**What to work on:**
Take each line containing "chart" and report it exactly as written.

**Material:**
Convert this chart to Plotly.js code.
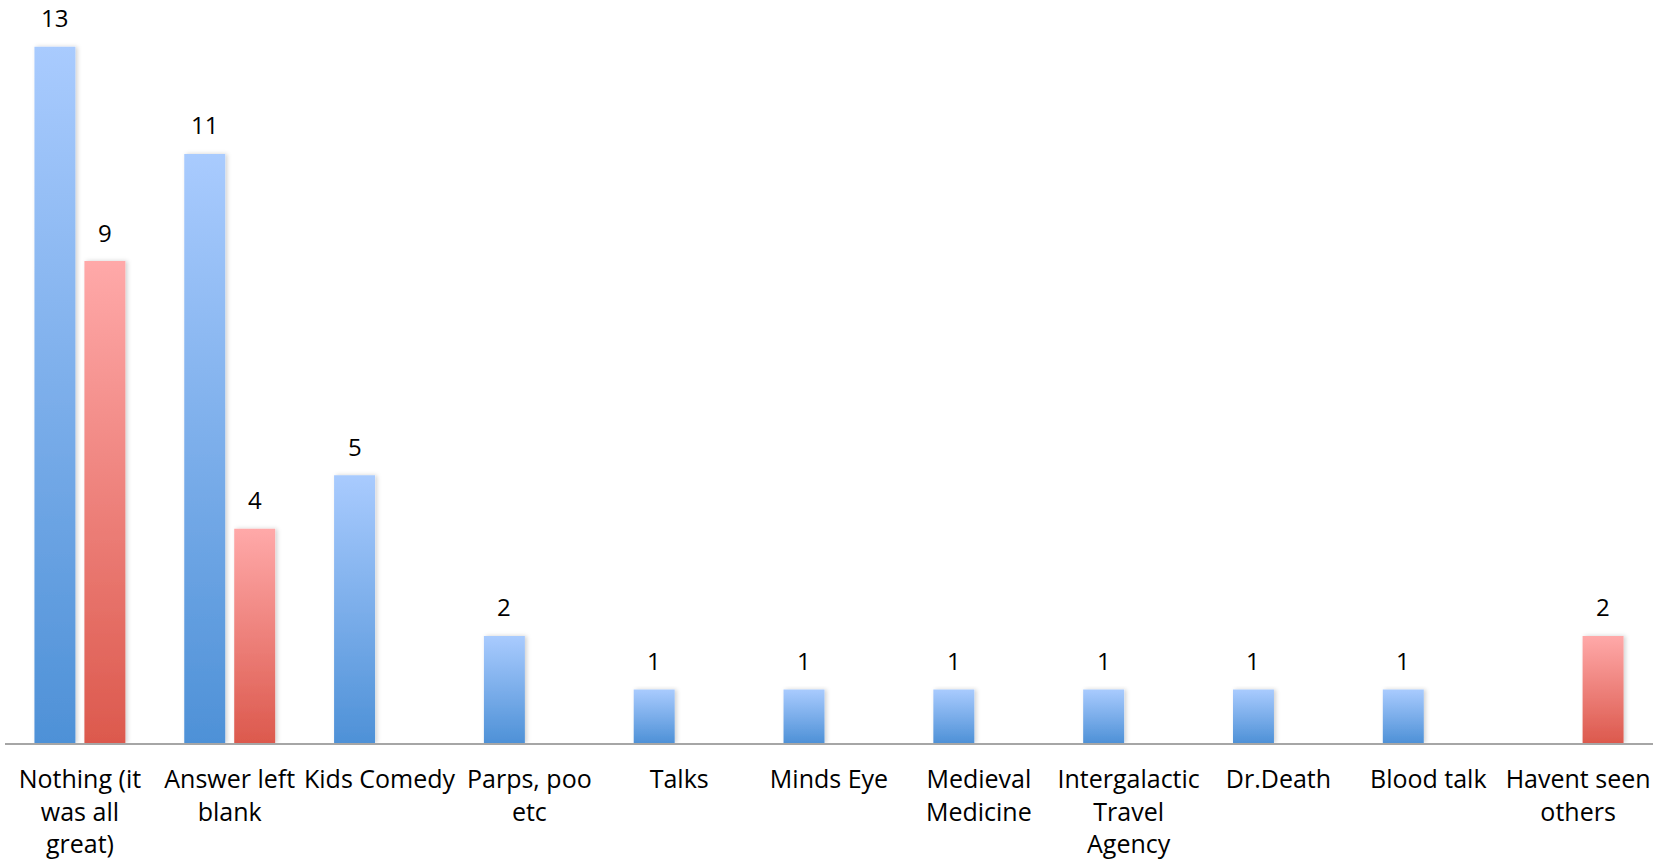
<!DOCTYPE html>
<html>
<head>
<meta charset="utf-8">
<script src="https://cdn.plot.ly/plotly-3.0.1.min.js"></script>
<style>html,body{margin:0;padding:0;background:#fff;}#chart{width:1669px;height:860px;}</style>
</head>
<body>
<div id="chart"></div>
<script>
const categories = ['Nothing (it was all great)', 'Answer left blank', 'Kids Comedy', 'Parps, poo etc', 'Talks', 'Minds Eye', 'Medieval Medicine', 'Intergalactic Travel Agency', 'Dr.Death', 'Blood talk', 'Havent seen others'];
const tickLabels = ['Nothing (it<br>was all<br>great)', 'Answer left<br>blank', 'Kids Comedy', 'Parps, poo<br>etc', 'Talks', 'Minds Eye', 'Medieval<br>Medicine', 'Intergalactic<br>Travel<br>Agency', 'Dr.Death', 'Blood talk', 'Havent seen<br>others'];
const seriesBlue = [13, 11, 5, 2, 1, 1, 1, 1, 1, 1, null];
const seriesRed = [9, 4, null, null, null, null, null, null, null, null, 2];

const BARGAP = 0.333, GROUPGAP = 0.18;
const FONT = 'Open Sans, sans-serif';

const traces = [
  {type: 'bar', name: 'Blue', x: categories, y: seriesBlue, marker: {color: '#7aaeea'}, hoverinfo: 'none'},
  {type: 'bar', name: 'Red', x: categories, y: seriesRed, marker: {color: '#ee8080'}, hoverinfo: 'none'}
];

// data labels positioned over each grouped bar
const slot = (1 - BARGAP) / 2;
const annotations = [];
[seriesBlue, seriesRed].forEach((s, k) => {
  s.forEach((v, i) => {
    if (v === null) return;
    annotations.push({x: i + (k - 0.5) * slot, y: v, xref: 'x', yref: 'y', text: String(v), showarrow: false,
      yanchor: 'middle', yshift: 29, font: {family: FONT, size: 24, color: '#000'}});
  });
});

const layout = {
  width: 1669, height: 860,
  margin: {l: 5, r: 16, t: 20, b: 117},
  paper_bgcolor: '#fff', plot_bgcolor: '#fff',
  showlegend: false,
  barmode: 'group', bargap: BARGAP, bargroupgap: GROUPGAP,
  xaxis: {type: 'category', range: [-0.5, 10.5], tickvals: categories, ticktext: tickLabels,
    showline: true, linecolor: '#a6a6a6', linewidth: 2, ticks: '', showgrid: false, zeroline: false,
    tickfont: {family: FONT, size: 25, color: '#000'}, ticklabelstandoff: 13, fixedrange: true},
  yaxis: {range: [0, 13.5], visible: false, fixedrange: true},
  annotations: annotations
};

Plotly.newPlot('chart', traces, layout, {displayModeBar: false, staticPlot: true}).then(gd => {
  const svg = gd.querySelector('svg.main-svg');
  const ns = 'http://www.w3.org/2000/svg';
  let defs = svg.querySelector('defs');
  if (!defs) { defs = document.createElementNS(ns, 'defs'); svg.insertBefore(defs, svg.firstChild); }
  function grad(id, top, bottom) {
    const g = document.createElementNS(ns, 'linearGradient');
    g.setAttribute('id', id); g.setAttribute('x1', '0'); g.setAttribute('y1', '0'); g.setAttribute('x2', '0'); g.setAttribute('y2', '1');
    [[0, top], [1, bottom]].forEach(([o, c]) => {
      const st = document.createElementNS(ns, 'stop');
      st.setAttribute('offset', o); st.setAttribute('stop-color', c); g.appendChild(st);
    });
    defs.appendChild(g);
  }
  grad('gBlue', '#a9cbfe', '#4e91d7');
  grad('gRed', '#ffa9a9', '#dc594d');
  const f = document.createElementNS(ns, 'filter');
  f.setAttribute('id', 'barShadow'); f.setAttribute('x', '-30%'); f.setAttribute('y', '-5%'); f.setAttribute('width', '160%'); f.setAttribute('height', '110%');
  const ds = document.createElementNS(ns, 'feDropShadow');
  ds.setAttribute('dx', '2'); ds.setAttribute('dy', '0'); ds.setAttribute('stdDeviation', '2'); ds.setAttribute('flood-color', '#000'); ds.setAttribute('flood-opacity', '0.18');
  f.appendChild(ds); defs.appendChild(f);
  const groups = svg.querySelectorAll('g.trace.bars');
  groups.forEach((g, k) => {
    g.querySelectorAll('g.point path').forEach(p => {
      p.style.fill = k === 0 ? 'url(#gBlue)' : 'url(#gRed)';
      p.setAttribute('filter', 'url(#barShadow)');
    });
  });
});
</script>
</body>
</html>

**Result for this task:**
Convert this chart to Plotly.js code.
<style>html,body{margin:0;padding:0;background:#fff;}#chart{width:1669px;height:860px;}</style>
<div id="chart"></div>
Plotly.newPlot('chart', traces, layout, {displayModeBar: false, staticPlot: true}).then(gd => {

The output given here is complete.